Bruissement et moues sceptiques dans l’assistance – moues sceptiques, je vous assure ! Kevin a même osé :
- Vous dites micro-ondes, vous les adultes, mais nous, on dit microndes !
- Un four à micro-ondes, Kevin, c’est un four qui fonctionne avec de minuscules ondes, des micro-ondes.
La lumière, soudain, sur mon assemblée de récalcitrants.
- Ahhhh, d’accord !! Mais oui, c’est vrai, c’est des micro… ondes !
Heureusement qu’il y avait une explication logique, sans quoi je ne suis pas sûr que mes élèves m’auraient cru.
… Une autre fois, un autre exercice, une soucoupe volante en guise d’exemple.
- Maître, vous avez fait une faute au tableau, vous avez écrit « soucoupe ».
- Heu non, je n’ai pas fait de faute.
- Ben si, c’est « secoupe », pas « soucoupe » !
- Ah non on ne dit pas « secoupe », souriais-je.
Je n’avais pas fini ma phrase qu’une voix s’élevait, depuis le fond de la classe, pour prendre mon parti.
- Mais oui, c’est vrai, on dit même pas secoupe, on dit socoupe !
- Mais non, c’est secoupe, même mon père il dit secoupe !
Et voilà ma petite troupe séparée illico en deux camps, celui des secoupes et celui des socoupes, dissertant et arguant à tout va, tentant de convaincre l’autre camp du mieux fondé de sa proposition. J’aurais pu aller boire un café qu’ils ne s’en seraient pas aperçu.
J’ai tapé deux fois dans les mains.
- Pas de jaloux, les enfants ! On ne dit ni secoupe, ni socoupe, on dit et on écrit soucoupe, et à partir de maintenant vous ne direz ou n’écrirez plus que soucoupe, parce que c’est ainsi, je suis là pour vous apprendre notre belle langue, ne me remerciez pas c'est mon rôle et celui de l’école...

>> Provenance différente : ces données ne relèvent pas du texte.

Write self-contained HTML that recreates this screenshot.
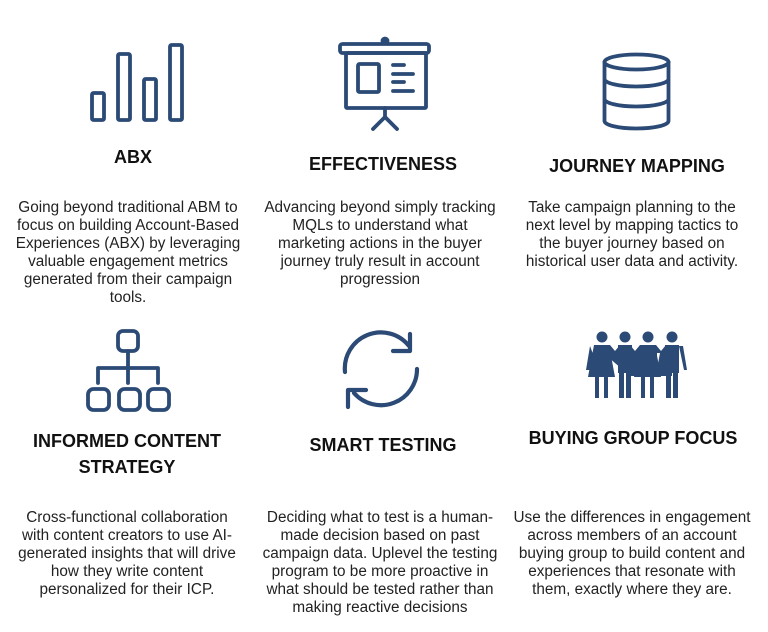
<!DOCTYPE html>
<html><head><style>
body{margin:0;width:768px;height:632px;background:#fff;position:relative;font-family:"Liberation Sans",sans-serif;color:#222;overflow:hidden}
.t{position:absolute;font-weight:bold;font-size:18px;text-align:center;line-height:26px;color:#111;white-space:nowrap}
.p{position:absolute;font-size:15.3px;line-height:18px;text-align:center;color:#222;white-space:nowrap}
svg{position:absolute;left:0;top:0}
</style></head><body>
<svg width="768" height="632" fill="none" stroke="#2b4a75" stroke-width="3.8" stroke-linecap="round" stroke-linejoin="round">
<rect x="92" y="93" width="12" height="27" rx="1.5"/>
<rect x="118" y="54" width="12" height="66" rx="1.5"/>
<rect x="144" y="79" width="12" height="41" rx="1.5"/>
<rect x="170" y="45" width="12" height="75" rx="1.5"/>
<rect x="340" y="44" width="89" height="9" rx="2.5"/>
<circle cx="385" cy="41" r="2.5" fill="#2b4a75"/>
<rect x="346" y="53" width="80" height="55" rx="1"/>
<rect x="358" y="64" width="21" height="28" rx="1.5"/>
<path d="M393 65h11M393 74h20M393 82h11M393 91h20M385 108v9M385 117l-12 12M385 117l12 12"/>
<ellipse cx="636.5" cy="62" rx="32" ry="7.5"/>
<path d="M604.5 62v59c0 4 14 7.5 32 7.5s32-3.5 32-7.5V62M604.5 79c0 4 14 7.5 32 7.5s32-3.5 32-7.5M604.5 99c0 4 14 7.5 32 7.5s32-3.5 32-7.5"/>
<rect x="118" y="331" width="20" height="20" rx="5"/>
<path d="M128 351v32M98 383v-15h60v15"/>
<rect x="88" y="389" width="21" height="21" rx="5.5"/>
<rect x="119" y="389" width="21" height="21" rx="5.5"/>
<rect x="148" y="389" width="21" height="21" rx="5.5"/>
<path stroke-width="4.2" d="M345 372A36 36 0 0 1 409 346M417 369A36 36 0 0 1 354 393M410 334v17h-17M348 407v-17h18"/>
<g fill="#2b4a75" stroke="none">
<circle cx="602" cy="337" r="5.5"/><circle cx="625" cy="337" r="5.5"/><circle cx="648" cy="337" r="5.5"/><circle cx="672" cy="337" r="5.5"/>
<path d="M594 345h16l5 6 5-6h10l5 6 5-6h16l5 6 5-6h9l4 24h-3.5l-3.5-16v23h-15v-7l3 -16 -3 0v6h-14v-6l-3 0 3 16v7h-15v-23l-3 16h-3zM590 346l-4 24h3.5l3.5-16z"/>
<path d="M594 345l-6 32h7v21h4v-21h5v21h4v-21h7l-6-32zM640 345l-6 32h7v21h4v-21h5v21h4v-21h7l-6-32z"/>
<rect x="618" y="345" width="14" height="28"/><rect x="619" y="372" width="5" height="26"/><rect x="626" y="372" width="5" height="26"/>
<rect x="665" y="345" width="14" height="28"/><rect x="666" y="372" width="5" height="26"/><rect x="673" y="372" width="5" height="26"/>
<path d="M679 346l5 24h3l-4-24z"/>
</g>
</svg>
<div class="t" style="left:33px;width:200px;top:144px">ABX</div>
<div class="t" style="left:263px;width:240px;top:151px">EFFECTIVENESS</div>
<div class="t" style="left:517px;width:240px;top:153px">JOURNEY MAPPING</div>
<div class="p" style="left:8px;width:240px;top:199px">Going beyond traditional ABM to<br>focus on building Account-Based<br>Experiences (ABX) by leveraging<br>valuable engagement metrics<br>generated from their campaign<br>tools.</div>
<div class="p" style="left:260px;width:240px;top:199px">Advancing beyond simply tracking<br>MQLs to understand what<br>marketing actions in the buyer<br>journey truly result in account<br>progression</div>
<div class="p" style="left:512px;width:240px;top:199px">Take campaign planning to the<br>next level by mapping tactics to<br>the buyer journey based on<br>historical user data and activity.</div>
<div class="t" style="left:7px;width:240px;top:428px">INFORMED CONTENT<br>STRATEGY</div>
<div class="t" style="left:263px;width:240px;top:432px">SMART TESTING</div>
<div class="t" style="left:513px;width:240px;top:425px">BUYING GROUP FOCUS</div>
<div class="p" style="left:7px;width:240px;top:509px">Cross-functional collaboration<br>with content creators to use AI-<br>generated insights that will drive<br>how they write content<br>personalized for their ICP.</div>
<div class="p" style="left:260px;width:240px;top:509px">Deciding what to test is a human-<br>made decision based on past<br>campaign data. Uplevel the testing<br>program to be more proactive in<br>what should be tested rather than<br>making reactive decisions</div>
<div class="p" style="left:512px;width:240px;top:509px">Use the differences in engagement<br>across members of an account<br>buying group to build content and<br>experiences that resonate with<br>them, exactly where they are.</div>
</body></html>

Quelques-uns ont vaguement haussé les épaules, plusieurs bouches muettes tentaient de prononcer soucoupe sans conviction.
… Encore un exemple, un dernier.
- Maître, ça veut dire quoi « C’était un genre de maisonnette » ?
- Cela veut dire « une petite maison ».
- Oui, mais « genre » ?
- Ah. C’est une sorte de maisonnette. Tu peux utiliser le mot genre pour dire aussi, par exemple, « je n’aime pas ce pantalon, ce n’est pas vraiment mon genre ».
- Ah d’accord, c’est pareil que « jore», quoi ! Mais alors pourquoi faire deux mots différents pour dire exactement la même chose ?
- Il n’y a pas deux mots différents ! Vous dites jore, peut-être, mais ça n’existe pas, le mot correct c’est genre !
…
De ces quelques exemples qui colorent la vie de la classe et qui sont l’occasion de séances de vocabulaire improvisées (parfois ces séances sont des échappées belles, de purs moments de bonheur pédagogique collectif), plusieurs réflexions me viennent que je livre telles quelles, non dégrossies :
- les élèves qui prennent les propos du maître comme parole d’évangile, c’est fini : il nous faut convaincre, en toutes circonstances ; le maître ne sait pas a priori, il doit démontrer ;
- le groupe a, par défaut, l’avantage sur l’individu, le poids du nombre constitue en soi un argument ; être suffisamment nombreux à croire quelque chose tend à prouver la réalité et la véracité de ladite chose (sur le sujet, voir cette vidéo relatant l'expérience de Asch, bien connue en psychologie, merci Philippe Watrelot pour le lien) ;
- langue orale et langue écrite entretiennent un rapport de plus en plus distant : il y aurait la langue écrite, langue des adultes, langue scolaire par excellence, et la langue orale, langue des enfants, langue de la vie, qui n’est que partiellement corrélée à la langue écrite et a sa vie propre ;
- l’appauvrissement de la langue écrite procède donc aussi de l’appauvrissement de la langue orale ;
- les enfants n’ont pas croisé suffisamment souvent certains termes dans leurs lectures, ces termes n’ont pas été explicités correctement, les élèves ne demandent pas le sens des mots qu’ils rencontrent ;
- une majorité de parents, et plus largement d’adultes, laisse les enfants utiliser des mots tordus, sans les corriger, sans leur donner leur plein sens ;
- plus que jamais, c’est le rôle de l’école de donner la règle, la norme, de corriger, d’amender, de rétablir, d’établir, d’instituer, en douceur, en souplesse, avec bienveillance et souci constant du commun, et ce rôle croît en importance, à cause et malgré tout ce qui précède.